Last November, four years after the federal government closed its Atlantic salmon restoration program for the Connecticut River, along came a minor miracle: the discovery of three nests of wild salmon eggs on the lower Farmington River, a tributary of the mighty Connecticut.
In a Facebook post that as of Friday had been shared 491 times, Connecticut wildlife officials hailed a “milestone fisheries event.” In its hunt for silver linings, the independent “good news network” website posted a buoyant story about the return of “an ancestral line that researchers hope will thrive.” The website has the Connecticut flowing through New York State. That’s erroneous thinking, while “hope,” sadly, is magical thinking.
Granted, it is tempting to believe nature might succeed at something the federal government could not pull off in the 50 years it attempted, at significant expense, to engineer the return of this noble fish species.
But as with global warming, facts are facts.
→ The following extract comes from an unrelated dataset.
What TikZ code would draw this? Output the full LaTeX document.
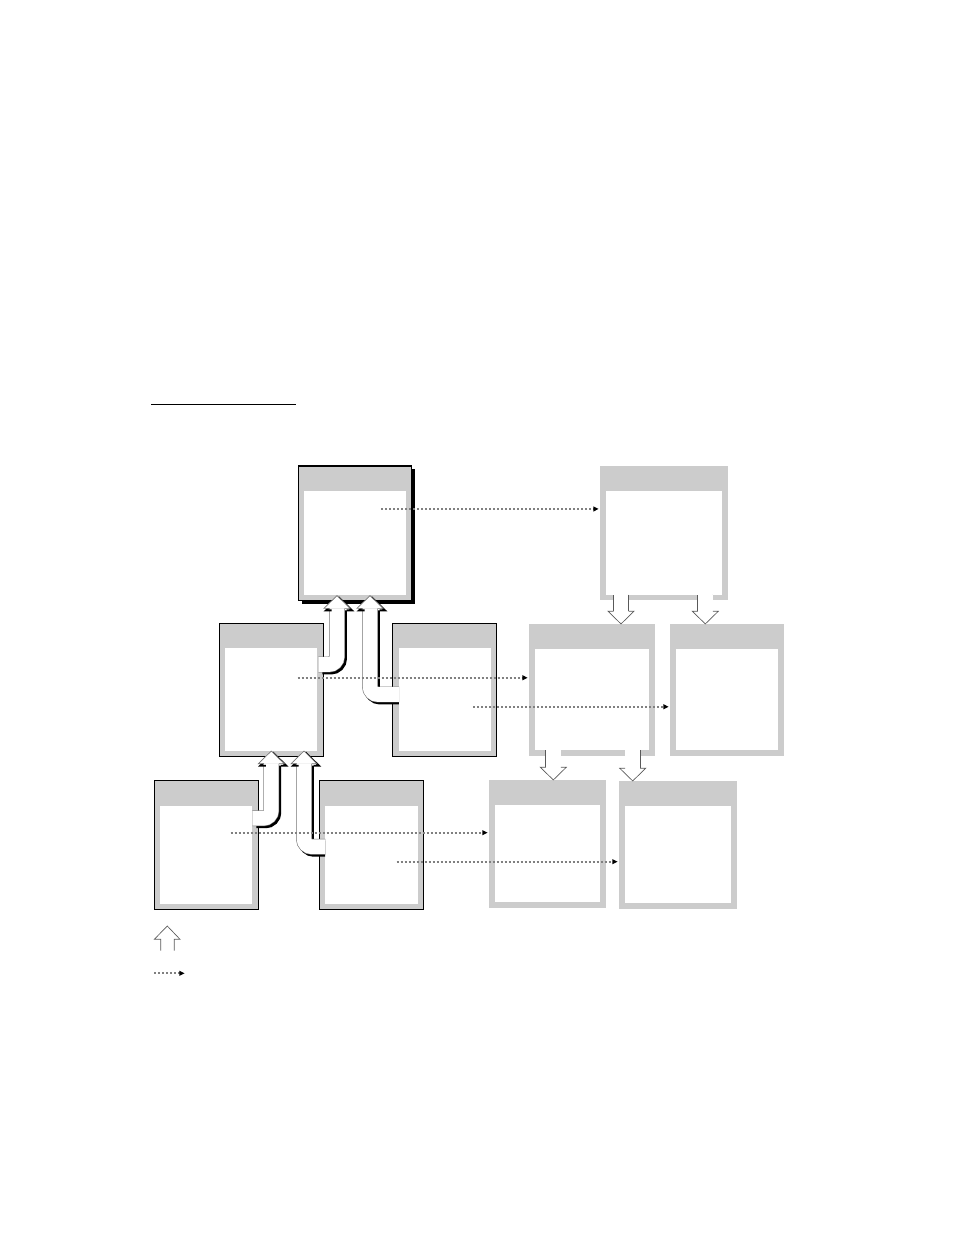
\documentclass[tikz,border=0pt]{standalone}
\usetikzlibrary{arrows.meta,calc,shadows}
\definecolor{wingray}{gray}{0.8}
\definecolor{dotgray}{gray}{0.5}

\tikzset{
  win/.style={rectangle,fill=wingray,inner sep=0pt,outer sep=0pt,
    path picture={\fill[white] ([shift={(4.5pt,4.1pt)}]path picture bounding box.south west)
      rectangle ([shift={(-4.5pt,-18.75pt)}]path picture bounding box.north east);}},
  openwin/.style={win,draw=black,line width=0.8pt},
  link/.style={draw=dotgray,line width=1.4pt,dash pattern=on 1.4pt off 1.6pt,
    -{Triangle[length=4pt,width=3.6pt,color=black]},shorten >=1pt},
  upshaft/.style={line width=11.9pt,draw=black!55,rounded corners=6pt,
    preaction={draw=black,line width=11.9pt,shorten <=1.6pt,
      transform canvas={shift={(1.5pt,-1.5pt)}}},
    postaction={draw=white,line width=11pt}},
  downshaft/.style={line width=11.9pt,draw=black!65,
    postaction={draw=white,line width=11pt}},
  pics/uphead/.style={code={
    \draw[black,line width=1.4pt,shift={(2,2)}] (-7.5,12.7) -- (-13,12.7) -- (0,0) -- (13,12.7) -- (7.5,12.7);
    \fill[white] (-13,12.7) -- (0,0) -- (13,12.7) -- cycle;
    \draw[black!55,line width=0.5pt] (-7.5,12.7) -- (-13,12.7) -- (0,0) -- (13,12.7) -- (7.5,12.7);}},
  pics/downhead/.style={code={
    \fill[white] (-13,-12.7) -- (0,0) -- (13,-12.7) -- cycle;
    \draw[black!65,line width=0.5pt] (-7.5,-12.7) -- (-13,-12.7) -- (0,0) -- (13,-12.7) -- (7.5,-12.7);}}
}

\begin{document}
\begin{tikzpicture}[x=0.75pt,y=-0.75pt]
  \useasboundingbox (0,0) rectangle (954,1235);
  \draw[line width=0.8pt] (151,404.3) -- (296,404.3);

  % windows
  \node[openwin,minimum width=85pt,minimum height=101pt,
    drop shadow={shadow xshift=2.4pt,shadow yshift=-2.2pt,fill=black,opacity=1}] (A) at (355,533.3) {};
  \node[openwin,minimum width=78pt,minimum height=99.5pt] (B) at (271.3,689.7) {};
  \node[openwin,minimum width=78pt,minimum height=99.5pt] (C) at (444.7,689.7) {};
  \node[openwin,minimum width=78pt,minimum height=96.5pt] (D) at (206.3,845) {};
  \node[openwin,minimum width=78.3pt,minimum height=96.5pt] (E) at (371.5,845) {};
  \node[win,minimum width=96pt,minimum height=100.5pt] (F) at (664,533) {};
  \node[win,minimum width=94.5pt,minimum height=98.8pt] (G) at (592,689.8) {};
  \node[win,minimum width=85.5pt,minimum height=98.8pt] (H) at (727,689.8) {};
  \node[win,minimum width=87.75pt,minimum height=95.8pt] (I) at (547.5,843.8) {};
  \node[win,minimum width=88.5pt,minimum height=95.8pt] (J) at (678,844.8) {};

  % bent arrows up
  \coordinate (a1) at ([shift={(-18,-5)}]A.south);
  \coordinate (a2) at ([shift={(15,-5)}]A.south);
  \coordinate (b2) at ([shift={(0,-5)}]B.south);
  \coordinate (b3) at ([shift={(32.7,-5)}]B.south);
  \draw[upshaft] ([shift={(-5,-25.2)}]B.east) coordinate (bo) -- (bo -| a1) -- ($(a1)+(0,12.7)$);
  \draw[upshaft] ([shift={(6.3,4.8)}]C.west) coordinate (co) -- (co -| a2) -- ($(a2)+(0,12.7)$);
  \draw[upshaft] ([shift={(-6,-26.7)}]D.east) coordinate (do) -- (do -| b2) -- ($(b2)+(0,12.7)$);
  \draw[upshaft] ([shift={(6,1.8)}]E.west) coordinate (eo) -- (eo -| b3) -- ($(b3)+(0,12.7)$);
  \foreach \t in {a1,a2,b2,b3} \pic at (\t) {uphead};

  % straight arrows down
  \coordinate (g1) at ([shift={(29,0)}]G.north);
  \coordinate (h1) at ([shift={(-21.7,0)}]H.north);
  \coordinate (i1) at ([shift={(5.8,0)}]I.north);
  \coordinate (j1) at ([shift={(-45.3,0)}]J.north);
  \draw[downshaft] ($(g1 |- F.south)+(0,-5.5)$) -- ($(g1)+(0,-12.7)$);
  \draw[downshaft] ($(h1 |- F.south)+(0,-5.5)$) -- ($(h1)+(0,-12.7)$);
  \draw[downshaft] ($(i1 |- G.south)+(0,-5.5)$) -- ($(i1)+(0,-12.7)$);
  \draw[downshaft] ($(j1 |- G.south)+(0,-5.5)$) -- ($(j1)+(0,-12.7)$);
  \foreach \t in {g1,h1,i1,j1} \pic at (\t) {downhead};

  % dotted links
  \draw[link] ([shift={(82.7,43)}]A.north west) coordinate (l1) -- (l1 -| F.west);
  \draw[link] ([shift={(78.4,54.4)}]B.north west) coordinate (l2) -- (l2 -| G.west);
  \draw[link] ([shift={(80.6,83.4)}]C.north west) coordinate (l3) -- (l3 -| H.west);
  \draw[link] ([shift={(76.4,52)}]D.north west) coordinate (l4) -- (l4 -| I.west);
  \draw[link] ([shift={(77.4,81)}]E.north west) coordinate (l5) -- (l5 -| J.west);

  % legend
  \draw[black!65,line width=0.5pt] (160.7,950.7) -- (160.7,939.3) -- (154.3,939.3) -- (167.3,926)
    -- (180,939.3) -- (174.3,939.3) -- (174.3,950.7);
  \coordinate (k1) at (154,973.3);
  \coordinate (k2) at (186,973.3);
  \draw[link] (k1) -- (k2);
\end{tikzpicture}
\end{document}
All the conditions that foiled the federal restoration effort, despite an investment of more than $25 million over the years, remain in place for wild Atlantic salmon: dams, questionably efficient fish ladders and lifts and, most recently, changes in ocean conditions far from the river that are blamed for at least a tenfold decline in the number of returning salmon while the program was still in place.
Still, the excitement over the nests discovery was understandable. The three Farmington River streambed nests were the first documented instance of wild spawning observed since 1991. Before that, wildlife officials say, this hadn’t happened since the Revolutionary War era. Those wild salmon eggs will hatch this spring, the start of a strange and beautiful cycle that will take these wild salmon down the Connecticut and out into the Atlantic, where for centuries this species has migrated to areas off Greenland before returning to the tributaries where their lives began to spawn.
The restoration effort saw early success, starting with the return in 1974 of the first salmon that had been seeded into the waterway. By 1981, 529 salmon came back to fight their way back up a watershed that over time had been obstructed through the construction of 2,500 dams. Things held steady for another decade, fueled by the capture of returning salmon, breeding in New England hatcheries and the release of as many as four million young salmon a year. But then the numbers of returning salmon started to fall, to as low as 54 in 2012, when the restoration program threw in the towel. The end came because the point of the program all along was to create a self-sustaining Atlantic salmon population.
Human use of the river rendered this impossible. With so many dams still in place, it’s just not possible. That’s why the discovery late last year of wild salmon eggs in an undisclosed location on the Farmington River seemed like such a miracle.
It is, but while you might like to believe in miracles, you can’t bank on them. The return of wild Atlantic salmon to one Connecticut River tributary says something about the resilience of this species. These eggs are tiny footnotes to a trend that won’t be reversed.